Como arqueólogo, sé perfectamente que no es el valor de un hallazgo el que entorpece una faena y su inversión, sino el modo en que encaramos la evidencia arqueológica. Hay sitios pequeños, que pueden ser retirados durante su descubrimiento. Hay otros extensos, pero livianos, que pueden ser recolectados con rapidez. Y finalmente, aquellos cuya monumentalidad, requieren de conservación o recuperación de alta complejidad profesional. Estos últimos son los que demandan verdadera atención intersectorial.
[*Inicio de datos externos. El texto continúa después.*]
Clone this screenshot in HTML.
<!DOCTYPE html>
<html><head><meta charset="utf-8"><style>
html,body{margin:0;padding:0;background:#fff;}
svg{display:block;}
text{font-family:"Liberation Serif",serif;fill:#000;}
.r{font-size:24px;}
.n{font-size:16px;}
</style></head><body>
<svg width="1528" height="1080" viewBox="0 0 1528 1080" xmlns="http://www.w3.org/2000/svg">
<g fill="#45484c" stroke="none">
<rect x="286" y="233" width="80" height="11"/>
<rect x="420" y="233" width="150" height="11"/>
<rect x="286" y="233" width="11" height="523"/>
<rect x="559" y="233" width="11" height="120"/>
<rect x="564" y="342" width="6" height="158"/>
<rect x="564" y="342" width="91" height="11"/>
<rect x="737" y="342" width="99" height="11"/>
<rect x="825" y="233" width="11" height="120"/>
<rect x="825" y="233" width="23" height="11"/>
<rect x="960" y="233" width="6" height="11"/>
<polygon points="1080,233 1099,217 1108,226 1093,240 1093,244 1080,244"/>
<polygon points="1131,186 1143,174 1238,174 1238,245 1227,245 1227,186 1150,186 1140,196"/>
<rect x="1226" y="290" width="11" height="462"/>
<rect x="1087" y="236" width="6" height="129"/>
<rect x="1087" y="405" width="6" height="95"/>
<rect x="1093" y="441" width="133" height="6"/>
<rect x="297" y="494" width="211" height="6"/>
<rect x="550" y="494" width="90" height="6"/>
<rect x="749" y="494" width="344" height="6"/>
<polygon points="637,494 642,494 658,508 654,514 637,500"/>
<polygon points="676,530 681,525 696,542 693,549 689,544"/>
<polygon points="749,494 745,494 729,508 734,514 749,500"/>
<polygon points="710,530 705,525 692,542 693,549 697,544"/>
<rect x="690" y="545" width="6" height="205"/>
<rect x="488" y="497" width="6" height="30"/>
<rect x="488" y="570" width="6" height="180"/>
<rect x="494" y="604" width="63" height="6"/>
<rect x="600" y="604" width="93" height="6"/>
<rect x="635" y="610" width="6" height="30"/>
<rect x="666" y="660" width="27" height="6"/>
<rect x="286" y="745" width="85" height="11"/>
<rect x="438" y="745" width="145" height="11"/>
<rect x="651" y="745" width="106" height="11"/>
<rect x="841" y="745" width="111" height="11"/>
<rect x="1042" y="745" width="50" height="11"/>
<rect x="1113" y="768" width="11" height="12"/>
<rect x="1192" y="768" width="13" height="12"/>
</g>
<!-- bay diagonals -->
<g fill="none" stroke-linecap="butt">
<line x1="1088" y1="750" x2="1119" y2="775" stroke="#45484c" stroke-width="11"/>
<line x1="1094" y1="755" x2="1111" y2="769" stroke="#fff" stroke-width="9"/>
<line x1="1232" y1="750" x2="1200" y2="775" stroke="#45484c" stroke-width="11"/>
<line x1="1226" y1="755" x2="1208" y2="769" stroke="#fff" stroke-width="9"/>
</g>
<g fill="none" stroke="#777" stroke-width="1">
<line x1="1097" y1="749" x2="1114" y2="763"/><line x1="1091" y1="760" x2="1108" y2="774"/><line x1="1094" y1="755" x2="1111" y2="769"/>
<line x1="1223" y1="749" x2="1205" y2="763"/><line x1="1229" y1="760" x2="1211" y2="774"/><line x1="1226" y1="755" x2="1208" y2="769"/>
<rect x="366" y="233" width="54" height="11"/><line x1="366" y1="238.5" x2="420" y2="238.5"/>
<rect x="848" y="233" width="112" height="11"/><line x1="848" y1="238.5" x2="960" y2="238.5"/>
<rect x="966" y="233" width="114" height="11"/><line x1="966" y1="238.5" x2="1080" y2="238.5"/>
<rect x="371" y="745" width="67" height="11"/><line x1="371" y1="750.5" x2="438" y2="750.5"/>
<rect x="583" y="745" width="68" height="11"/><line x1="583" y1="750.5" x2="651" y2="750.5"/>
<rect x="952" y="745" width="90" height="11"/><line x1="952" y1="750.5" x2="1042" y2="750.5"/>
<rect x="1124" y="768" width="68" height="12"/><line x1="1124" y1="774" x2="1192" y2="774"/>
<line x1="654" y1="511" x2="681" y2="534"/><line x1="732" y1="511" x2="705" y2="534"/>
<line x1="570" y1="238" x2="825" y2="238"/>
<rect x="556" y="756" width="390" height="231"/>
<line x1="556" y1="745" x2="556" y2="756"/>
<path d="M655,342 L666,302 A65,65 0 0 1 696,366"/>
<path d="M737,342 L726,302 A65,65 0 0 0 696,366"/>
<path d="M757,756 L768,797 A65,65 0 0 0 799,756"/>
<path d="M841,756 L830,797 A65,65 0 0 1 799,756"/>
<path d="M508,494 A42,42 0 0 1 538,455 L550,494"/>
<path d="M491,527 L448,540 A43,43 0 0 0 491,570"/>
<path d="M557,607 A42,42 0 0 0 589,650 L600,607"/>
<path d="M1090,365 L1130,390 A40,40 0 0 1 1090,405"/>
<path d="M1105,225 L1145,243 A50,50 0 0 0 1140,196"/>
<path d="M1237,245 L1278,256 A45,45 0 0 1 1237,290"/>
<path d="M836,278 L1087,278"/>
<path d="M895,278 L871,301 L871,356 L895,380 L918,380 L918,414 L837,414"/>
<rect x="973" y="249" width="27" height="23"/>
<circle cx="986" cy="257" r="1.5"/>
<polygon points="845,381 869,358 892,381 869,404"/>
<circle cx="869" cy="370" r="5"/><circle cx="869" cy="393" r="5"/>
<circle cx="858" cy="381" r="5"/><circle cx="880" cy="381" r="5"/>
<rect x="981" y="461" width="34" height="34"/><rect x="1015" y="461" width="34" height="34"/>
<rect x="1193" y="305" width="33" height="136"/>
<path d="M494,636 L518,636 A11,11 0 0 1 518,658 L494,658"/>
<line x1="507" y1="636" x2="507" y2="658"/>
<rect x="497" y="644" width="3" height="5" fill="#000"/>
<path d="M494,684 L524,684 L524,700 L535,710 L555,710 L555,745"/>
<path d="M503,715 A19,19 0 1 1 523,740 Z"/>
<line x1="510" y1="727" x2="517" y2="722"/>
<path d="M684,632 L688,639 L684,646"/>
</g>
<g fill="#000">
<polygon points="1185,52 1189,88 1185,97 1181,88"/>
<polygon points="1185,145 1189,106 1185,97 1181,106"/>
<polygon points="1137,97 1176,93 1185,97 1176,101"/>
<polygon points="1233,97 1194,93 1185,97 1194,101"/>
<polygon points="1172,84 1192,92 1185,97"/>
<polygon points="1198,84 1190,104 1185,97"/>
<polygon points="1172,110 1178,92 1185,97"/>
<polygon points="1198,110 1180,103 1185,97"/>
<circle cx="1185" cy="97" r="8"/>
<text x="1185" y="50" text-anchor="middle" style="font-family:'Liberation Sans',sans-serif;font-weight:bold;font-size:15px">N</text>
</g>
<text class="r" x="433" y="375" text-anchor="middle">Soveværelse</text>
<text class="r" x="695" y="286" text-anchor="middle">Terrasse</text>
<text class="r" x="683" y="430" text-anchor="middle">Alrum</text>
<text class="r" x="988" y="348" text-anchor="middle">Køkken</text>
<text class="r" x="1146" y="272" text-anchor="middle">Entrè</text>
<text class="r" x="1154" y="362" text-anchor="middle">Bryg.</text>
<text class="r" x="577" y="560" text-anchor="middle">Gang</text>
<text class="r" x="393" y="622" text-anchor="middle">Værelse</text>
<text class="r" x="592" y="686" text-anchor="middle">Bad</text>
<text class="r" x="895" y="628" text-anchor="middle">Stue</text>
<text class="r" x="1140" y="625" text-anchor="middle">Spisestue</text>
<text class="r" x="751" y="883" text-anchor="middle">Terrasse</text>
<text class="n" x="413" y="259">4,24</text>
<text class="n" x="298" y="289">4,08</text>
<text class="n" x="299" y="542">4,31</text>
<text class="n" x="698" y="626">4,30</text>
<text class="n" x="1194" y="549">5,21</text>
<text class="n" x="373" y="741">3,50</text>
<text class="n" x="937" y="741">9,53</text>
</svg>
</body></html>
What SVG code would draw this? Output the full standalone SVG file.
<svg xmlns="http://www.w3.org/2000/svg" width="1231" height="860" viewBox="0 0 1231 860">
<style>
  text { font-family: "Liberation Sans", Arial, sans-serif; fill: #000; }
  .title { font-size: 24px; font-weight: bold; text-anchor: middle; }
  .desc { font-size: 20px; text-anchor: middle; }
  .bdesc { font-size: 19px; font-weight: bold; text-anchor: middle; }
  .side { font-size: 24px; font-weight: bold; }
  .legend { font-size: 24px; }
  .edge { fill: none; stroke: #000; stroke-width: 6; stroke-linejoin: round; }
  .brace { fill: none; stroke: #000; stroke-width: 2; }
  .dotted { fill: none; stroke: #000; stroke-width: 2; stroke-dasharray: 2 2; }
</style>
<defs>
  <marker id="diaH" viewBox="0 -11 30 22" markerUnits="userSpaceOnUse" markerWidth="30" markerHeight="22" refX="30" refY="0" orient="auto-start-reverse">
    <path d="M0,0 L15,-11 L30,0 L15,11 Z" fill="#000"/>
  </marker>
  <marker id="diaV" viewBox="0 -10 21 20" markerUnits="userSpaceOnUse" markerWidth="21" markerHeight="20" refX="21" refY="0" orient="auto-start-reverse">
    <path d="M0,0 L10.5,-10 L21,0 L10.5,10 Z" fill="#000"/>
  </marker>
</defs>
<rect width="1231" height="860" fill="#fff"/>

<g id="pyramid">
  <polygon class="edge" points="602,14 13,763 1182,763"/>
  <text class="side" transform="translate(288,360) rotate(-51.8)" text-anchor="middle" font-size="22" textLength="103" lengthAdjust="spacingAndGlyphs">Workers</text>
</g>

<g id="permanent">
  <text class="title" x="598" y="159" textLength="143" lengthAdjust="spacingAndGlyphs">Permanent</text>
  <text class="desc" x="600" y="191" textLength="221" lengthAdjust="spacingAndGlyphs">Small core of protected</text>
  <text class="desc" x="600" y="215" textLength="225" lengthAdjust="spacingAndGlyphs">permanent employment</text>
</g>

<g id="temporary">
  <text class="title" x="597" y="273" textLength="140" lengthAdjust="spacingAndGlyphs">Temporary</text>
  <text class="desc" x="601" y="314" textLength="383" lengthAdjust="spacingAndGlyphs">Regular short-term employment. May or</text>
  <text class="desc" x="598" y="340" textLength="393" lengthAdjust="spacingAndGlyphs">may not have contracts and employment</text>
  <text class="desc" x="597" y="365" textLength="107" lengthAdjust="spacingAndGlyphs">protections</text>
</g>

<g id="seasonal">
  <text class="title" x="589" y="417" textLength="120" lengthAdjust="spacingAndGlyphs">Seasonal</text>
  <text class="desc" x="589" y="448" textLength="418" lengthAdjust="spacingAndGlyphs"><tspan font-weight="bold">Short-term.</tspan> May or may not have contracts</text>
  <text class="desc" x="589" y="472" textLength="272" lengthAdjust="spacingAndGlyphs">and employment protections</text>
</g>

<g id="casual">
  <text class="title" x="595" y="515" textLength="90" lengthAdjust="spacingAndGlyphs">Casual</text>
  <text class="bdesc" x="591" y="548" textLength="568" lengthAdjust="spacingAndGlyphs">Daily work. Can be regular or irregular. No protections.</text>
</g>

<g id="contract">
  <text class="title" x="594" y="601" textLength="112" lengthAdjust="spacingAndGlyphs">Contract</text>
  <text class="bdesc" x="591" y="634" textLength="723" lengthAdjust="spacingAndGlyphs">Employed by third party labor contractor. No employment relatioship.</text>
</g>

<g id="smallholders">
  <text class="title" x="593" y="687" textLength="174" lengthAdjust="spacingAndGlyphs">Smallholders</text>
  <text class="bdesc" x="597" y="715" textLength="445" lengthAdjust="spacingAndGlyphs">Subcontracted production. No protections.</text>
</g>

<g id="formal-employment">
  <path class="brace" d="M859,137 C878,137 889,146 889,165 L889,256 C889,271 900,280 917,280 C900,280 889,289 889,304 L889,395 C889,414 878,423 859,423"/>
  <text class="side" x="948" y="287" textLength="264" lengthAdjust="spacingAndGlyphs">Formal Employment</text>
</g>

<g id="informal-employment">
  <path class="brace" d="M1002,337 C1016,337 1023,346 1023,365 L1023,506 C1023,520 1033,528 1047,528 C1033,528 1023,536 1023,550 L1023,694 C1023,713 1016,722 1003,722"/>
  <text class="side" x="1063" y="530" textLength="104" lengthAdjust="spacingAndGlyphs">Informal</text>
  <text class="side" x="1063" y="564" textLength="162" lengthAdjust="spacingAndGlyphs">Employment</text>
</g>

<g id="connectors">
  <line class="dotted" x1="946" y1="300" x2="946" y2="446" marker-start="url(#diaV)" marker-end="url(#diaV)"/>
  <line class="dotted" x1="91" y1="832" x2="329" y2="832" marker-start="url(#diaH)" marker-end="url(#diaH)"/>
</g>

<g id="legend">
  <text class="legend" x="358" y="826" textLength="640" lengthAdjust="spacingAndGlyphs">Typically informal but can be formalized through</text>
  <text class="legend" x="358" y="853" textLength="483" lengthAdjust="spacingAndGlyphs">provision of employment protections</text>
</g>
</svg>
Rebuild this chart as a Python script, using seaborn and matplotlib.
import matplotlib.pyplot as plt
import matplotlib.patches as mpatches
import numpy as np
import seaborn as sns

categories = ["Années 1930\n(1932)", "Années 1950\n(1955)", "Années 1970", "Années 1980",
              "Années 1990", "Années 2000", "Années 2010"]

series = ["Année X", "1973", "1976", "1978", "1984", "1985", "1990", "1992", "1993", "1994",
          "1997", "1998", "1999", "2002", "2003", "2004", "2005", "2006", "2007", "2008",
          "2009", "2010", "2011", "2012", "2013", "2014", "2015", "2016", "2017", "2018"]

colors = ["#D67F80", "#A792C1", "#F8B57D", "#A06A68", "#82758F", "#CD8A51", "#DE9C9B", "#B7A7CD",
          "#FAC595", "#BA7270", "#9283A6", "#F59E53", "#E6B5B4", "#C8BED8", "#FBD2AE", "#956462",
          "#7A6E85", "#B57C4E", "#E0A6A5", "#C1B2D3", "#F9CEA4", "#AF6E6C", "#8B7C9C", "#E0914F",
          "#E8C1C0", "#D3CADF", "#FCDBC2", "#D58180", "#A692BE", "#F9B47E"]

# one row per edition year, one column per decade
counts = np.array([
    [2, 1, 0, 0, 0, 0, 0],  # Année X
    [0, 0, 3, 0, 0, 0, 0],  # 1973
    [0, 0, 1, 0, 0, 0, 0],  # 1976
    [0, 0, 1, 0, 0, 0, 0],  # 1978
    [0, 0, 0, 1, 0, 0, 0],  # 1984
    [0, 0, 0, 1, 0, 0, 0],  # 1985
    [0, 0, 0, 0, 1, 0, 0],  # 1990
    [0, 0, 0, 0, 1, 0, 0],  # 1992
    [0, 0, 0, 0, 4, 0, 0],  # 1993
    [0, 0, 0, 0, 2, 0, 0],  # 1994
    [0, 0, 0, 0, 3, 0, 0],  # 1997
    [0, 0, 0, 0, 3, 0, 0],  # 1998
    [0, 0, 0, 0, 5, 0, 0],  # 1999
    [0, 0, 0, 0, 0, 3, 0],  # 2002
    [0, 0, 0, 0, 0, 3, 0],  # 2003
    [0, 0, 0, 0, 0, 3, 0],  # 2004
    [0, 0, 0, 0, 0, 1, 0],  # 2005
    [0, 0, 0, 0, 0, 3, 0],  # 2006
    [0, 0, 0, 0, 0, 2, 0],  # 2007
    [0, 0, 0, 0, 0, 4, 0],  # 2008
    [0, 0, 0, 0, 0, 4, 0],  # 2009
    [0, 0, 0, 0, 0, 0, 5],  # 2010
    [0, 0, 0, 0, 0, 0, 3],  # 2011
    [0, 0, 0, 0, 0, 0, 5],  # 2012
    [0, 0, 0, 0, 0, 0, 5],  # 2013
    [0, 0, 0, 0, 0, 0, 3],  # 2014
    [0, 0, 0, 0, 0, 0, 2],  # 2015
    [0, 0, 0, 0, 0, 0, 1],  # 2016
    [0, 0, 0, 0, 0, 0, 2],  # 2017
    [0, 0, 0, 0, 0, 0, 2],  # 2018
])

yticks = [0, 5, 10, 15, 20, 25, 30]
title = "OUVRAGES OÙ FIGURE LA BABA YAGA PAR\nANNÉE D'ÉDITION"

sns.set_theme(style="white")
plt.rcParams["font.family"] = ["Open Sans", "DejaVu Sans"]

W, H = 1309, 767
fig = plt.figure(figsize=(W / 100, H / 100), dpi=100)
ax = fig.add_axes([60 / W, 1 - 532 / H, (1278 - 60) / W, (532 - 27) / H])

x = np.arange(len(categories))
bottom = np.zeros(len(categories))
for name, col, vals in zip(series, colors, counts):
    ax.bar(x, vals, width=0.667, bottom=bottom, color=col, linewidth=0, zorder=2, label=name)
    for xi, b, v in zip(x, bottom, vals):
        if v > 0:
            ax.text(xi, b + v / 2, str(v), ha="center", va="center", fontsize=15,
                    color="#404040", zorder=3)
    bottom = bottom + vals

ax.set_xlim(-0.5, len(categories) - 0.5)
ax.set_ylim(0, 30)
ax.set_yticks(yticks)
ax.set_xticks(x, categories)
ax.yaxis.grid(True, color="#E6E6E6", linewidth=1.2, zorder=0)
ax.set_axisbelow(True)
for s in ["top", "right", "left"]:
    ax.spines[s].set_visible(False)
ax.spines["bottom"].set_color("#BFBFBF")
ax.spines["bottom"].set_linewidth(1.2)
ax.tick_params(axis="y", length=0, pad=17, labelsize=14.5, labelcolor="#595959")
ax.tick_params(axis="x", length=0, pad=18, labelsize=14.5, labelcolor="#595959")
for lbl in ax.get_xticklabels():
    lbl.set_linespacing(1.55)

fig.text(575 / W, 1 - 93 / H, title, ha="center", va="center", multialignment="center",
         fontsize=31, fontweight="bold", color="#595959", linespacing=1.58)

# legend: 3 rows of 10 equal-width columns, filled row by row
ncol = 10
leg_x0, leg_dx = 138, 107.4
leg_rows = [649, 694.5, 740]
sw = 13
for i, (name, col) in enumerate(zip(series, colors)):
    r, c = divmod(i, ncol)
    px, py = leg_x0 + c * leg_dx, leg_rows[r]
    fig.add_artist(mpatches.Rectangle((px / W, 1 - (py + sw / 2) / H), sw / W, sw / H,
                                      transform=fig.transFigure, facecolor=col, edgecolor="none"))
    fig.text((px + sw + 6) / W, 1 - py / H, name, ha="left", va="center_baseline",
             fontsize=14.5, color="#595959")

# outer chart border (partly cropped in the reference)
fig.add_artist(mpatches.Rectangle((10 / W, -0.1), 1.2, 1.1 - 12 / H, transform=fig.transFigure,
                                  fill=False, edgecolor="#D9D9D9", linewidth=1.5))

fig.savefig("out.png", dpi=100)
Ciertamente, deben ser recuperados, no sin antes concordar si esto es realmente necesario. Pues muchas veces, solo basta evitar su intervención. Y cuando no es así, un plan de etapas múltiples, pueden disminuir los retrasos en la agenda. Lo importante aquí, es la deliberación consensuada de los intervinientes públicos y privados, cautelando la importancia de la inversión más la importancia patrimonial.

La permisología arqueológica como síntoma, no como causa

La “permisología arqueológica” no es la causa del problema, es solo el residuo de una desinteligencia colectiva que no conversa, que no reconoce, que no se respeta a sí misma. Que no toma conciencia, que cuando de permisos y trámites se trata, el Estado tiene una historia tan larga que me parece improcedente no aceptar.

Tengo el vívido recuerdo de niño en los años 60. Mi madre y sus amigos reían a más no poder, cuando contaban que una vez finalizado largos años de documentos solicitados, el empleado, tras la ventanilla del Ministerio, esbozaba una sonrisa triunfante al pedir ese papel tan necesario, al que llamaban el “reason why”.